The listing agreement deserves close attention
A luxury listing consultation should also explain the contract framework clearly. ADRE states that a listing agreement is a contract between the consumer and the employing broker, and consumers should read it carefully.
That same guidance notes that cancellations usually require mutual consent and that a listing agreement may create monetary obligations after cancellation. In other words, this is not a formality. It is a key part of your representation and should be reviewed line by line.
Written terms matter
ADRE also states that everything important to the consumer must be expressly written into the contract and that verbal understandings are not provable in its complaint process. That makes written clarity especially important in high-value transactions where timing, access, marketing scope, and special instructions can all matter.
A disciplined advisor should help you understand what is in writing, what is not, and what needs to be clarified before signing. That protects expectations on both sides.
What you should leave with
By the end of the consultation, you should have more than a good impression. You should have a defined path forward.
In practical terms, that often includes:
- A preliminary pricing range based on relevant North Scottsdale comps
- A list of documents to gather before going live
- A disclosure checklist tailored to the property
- A marketing plan aligned with the home's positioning and your privacy preferences
- Any needed follow-up on tax, title, water, access, or legal issues
ADRE's contract and recordkeeping guidance supports this kind of disciplined process. In a high-value listing, the consultation should create a usable roadmap, not just a promise to "get started."
Why this process matters for luxury sellers
When you sell a luxury home in North Scottsdale, details compound. A pricing gap, a missing document, an overlooked disclosure item, or an imprecise marketing claim can all affect leverage once buyers begin their due diligence.
That is why the strongest listing consultations feel less like a sales pitch and more like strategic counsel. They organize the transaction before the market ever sees it.
For sellers who value discretion, clear communication, and careful contract oversight, that first meeting should give you confidence that every major issue is being addressed in a measured, informed way.
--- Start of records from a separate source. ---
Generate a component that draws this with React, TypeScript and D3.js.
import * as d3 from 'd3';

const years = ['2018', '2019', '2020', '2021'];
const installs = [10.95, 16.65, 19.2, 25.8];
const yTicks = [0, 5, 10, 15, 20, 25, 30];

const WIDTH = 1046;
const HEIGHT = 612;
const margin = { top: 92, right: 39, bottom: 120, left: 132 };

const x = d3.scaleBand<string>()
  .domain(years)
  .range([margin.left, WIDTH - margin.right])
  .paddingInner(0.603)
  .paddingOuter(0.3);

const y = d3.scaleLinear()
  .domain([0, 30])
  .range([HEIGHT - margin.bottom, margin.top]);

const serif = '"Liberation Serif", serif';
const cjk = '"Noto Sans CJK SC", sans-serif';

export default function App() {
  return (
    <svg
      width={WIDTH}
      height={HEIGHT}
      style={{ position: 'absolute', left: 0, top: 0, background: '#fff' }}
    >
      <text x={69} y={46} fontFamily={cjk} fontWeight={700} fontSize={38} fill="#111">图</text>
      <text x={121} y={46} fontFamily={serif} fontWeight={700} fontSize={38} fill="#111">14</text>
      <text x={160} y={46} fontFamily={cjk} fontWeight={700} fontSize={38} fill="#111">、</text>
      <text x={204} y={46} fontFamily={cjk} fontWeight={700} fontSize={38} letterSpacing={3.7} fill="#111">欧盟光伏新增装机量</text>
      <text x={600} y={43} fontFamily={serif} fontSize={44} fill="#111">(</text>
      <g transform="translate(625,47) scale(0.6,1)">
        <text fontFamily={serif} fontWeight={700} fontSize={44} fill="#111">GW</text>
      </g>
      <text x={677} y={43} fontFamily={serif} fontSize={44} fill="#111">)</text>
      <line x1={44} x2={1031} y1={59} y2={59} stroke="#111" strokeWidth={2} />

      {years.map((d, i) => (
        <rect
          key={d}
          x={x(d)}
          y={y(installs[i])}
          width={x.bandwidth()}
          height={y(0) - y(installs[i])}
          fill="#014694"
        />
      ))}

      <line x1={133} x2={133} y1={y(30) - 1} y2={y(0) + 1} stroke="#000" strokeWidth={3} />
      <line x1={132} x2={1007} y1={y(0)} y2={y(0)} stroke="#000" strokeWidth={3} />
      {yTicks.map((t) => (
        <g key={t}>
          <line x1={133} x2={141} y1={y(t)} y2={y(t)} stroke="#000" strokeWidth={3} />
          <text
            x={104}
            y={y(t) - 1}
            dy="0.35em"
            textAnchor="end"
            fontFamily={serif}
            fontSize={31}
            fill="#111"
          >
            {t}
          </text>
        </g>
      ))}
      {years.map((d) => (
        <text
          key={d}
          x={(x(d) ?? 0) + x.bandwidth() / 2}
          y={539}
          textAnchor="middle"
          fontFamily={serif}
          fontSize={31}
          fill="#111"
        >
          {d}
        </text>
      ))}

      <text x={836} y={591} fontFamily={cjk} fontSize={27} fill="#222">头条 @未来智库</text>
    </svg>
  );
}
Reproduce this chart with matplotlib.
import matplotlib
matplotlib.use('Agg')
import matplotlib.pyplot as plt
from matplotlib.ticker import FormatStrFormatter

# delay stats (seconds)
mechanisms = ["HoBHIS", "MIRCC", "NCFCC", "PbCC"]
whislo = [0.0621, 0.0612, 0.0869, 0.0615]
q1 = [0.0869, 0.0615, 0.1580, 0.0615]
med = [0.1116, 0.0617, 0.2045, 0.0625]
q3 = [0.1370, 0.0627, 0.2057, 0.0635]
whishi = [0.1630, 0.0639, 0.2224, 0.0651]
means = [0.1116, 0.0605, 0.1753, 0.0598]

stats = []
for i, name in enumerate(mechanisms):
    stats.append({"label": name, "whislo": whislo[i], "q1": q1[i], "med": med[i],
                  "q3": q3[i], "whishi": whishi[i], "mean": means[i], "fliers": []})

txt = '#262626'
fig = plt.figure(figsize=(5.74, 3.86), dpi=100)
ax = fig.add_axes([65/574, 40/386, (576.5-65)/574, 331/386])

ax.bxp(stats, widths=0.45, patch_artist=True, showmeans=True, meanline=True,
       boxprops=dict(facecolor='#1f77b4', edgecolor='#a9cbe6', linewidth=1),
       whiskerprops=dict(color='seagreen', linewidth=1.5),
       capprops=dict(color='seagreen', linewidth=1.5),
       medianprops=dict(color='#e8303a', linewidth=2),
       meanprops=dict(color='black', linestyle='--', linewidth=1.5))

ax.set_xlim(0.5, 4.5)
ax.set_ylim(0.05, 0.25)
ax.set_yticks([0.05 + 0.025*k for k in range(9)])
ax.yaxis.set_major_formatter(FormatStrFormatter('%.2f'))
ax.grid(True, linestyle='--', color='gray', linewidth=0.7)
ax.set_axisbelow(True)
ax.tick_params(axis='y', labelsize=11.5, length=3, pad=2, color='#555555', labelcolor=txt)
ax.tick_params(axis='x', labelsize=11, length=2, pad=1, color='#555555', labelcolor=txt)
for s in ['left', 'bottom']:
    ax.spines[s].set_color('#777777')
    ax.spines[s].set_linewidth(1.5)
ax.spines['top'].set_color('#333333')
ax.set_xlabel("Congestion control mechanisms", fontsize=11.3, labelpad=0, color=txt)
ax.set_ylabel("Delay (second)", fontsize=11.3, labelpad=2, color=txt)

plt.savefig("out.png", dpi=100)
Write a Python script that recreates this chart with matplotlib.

If you are considering a North Scottsdale sale and want a confidential, advisor-led strategy, connect with Brad Qualley to request a private consultation.
FAQs
What happens during a North Scottsdale luxury listing consultation?
- A luxury listing consultation usually includes a property review, pricing discussion, document checklist, disclosure planning, marketing strategy, and a review of the listing agreement and next steps.
Why is North Scottsdale priced differently from the rest of Scottsdale?
- North Scottsdale often functions as a distinct luxury submarket. The research report shows a March 2026 median sale price of $1.33 million in North Scottsdale, compared with lower citywide Scottsdale figures reported by Zillow.
What documents should sellers gather before listing a North Scottsdale home?
- Common early items include HOA and CC&R documents, title information, tax records, valuation notices, well-related documents if applicable, and any past inspections or repair records.
What disclosures matter for North Scottsdale luxury homes?
- Depending on the property, disclosure issues may include known material defects, liens or encumbrances, airport exposure, drainage or flood concerns, expansive soils, special tax assessments, and well or access matters.
Do Arizona advertising rules apply to luxury home marketing in North Scottsdale?
- Yes. ADRE states that websites, social media, email, and texts are all advertising, and marketing claims must be accurate while clearly identifying the employing broker.
Why should a North Scottsdale listing agreement be reviewed carefully?
- ADRE states that the listing agreement is a contract with the employing broker, cancellations usually require mutual consent, and important terms should be written clearly because verbal understandings are not provable in its complaint process.